Today, I will focus on WI authors. Mostly because a donation from Liam Callanan just landed on my doorstep! Below are the authors and their titles that have some in so far. (Click on author name for full bio or cover image for a full book description) Have you read these authors or their books?
Dwight Allen: moved to Madison, Wisconsin, in 1991, and for a couple of years wrote for Isthmus, Madison’s alternative newspaper, as well as other publications. In 2004, I was a visiting writer at the University of Wisconsin-Whitewater, and taught a course in fiction writing.

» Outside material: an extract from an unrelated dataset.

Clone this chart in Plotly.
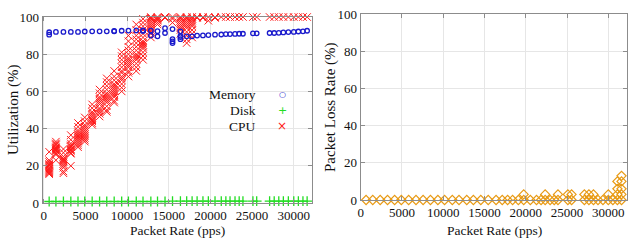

A review in The New Yorker (May 19, 2003) described Judge this way: “Slight, dishevelled, almost totally without guile, eighty-two-year-old Judge William Dupree, of Louisville, departs this world leaving behind only the shimmer of his beneficence. His death leaves his family–his hypochondriac wife and his peripatetic sons–at a loss. Without the love that he steadily, but unobtrusively, supplied, his sons go haywire: the elder leaves his amiable wife for an aspiring ventriloquist, and the younger, a struggling writer, returns home, where he falls into the arms of his father’s law clerk. Allen’s preoccupation with ardor in all its forms brings Walker Percy to mind, and his lovely, elegiac book shows how easily even the most well-made life can unravel.”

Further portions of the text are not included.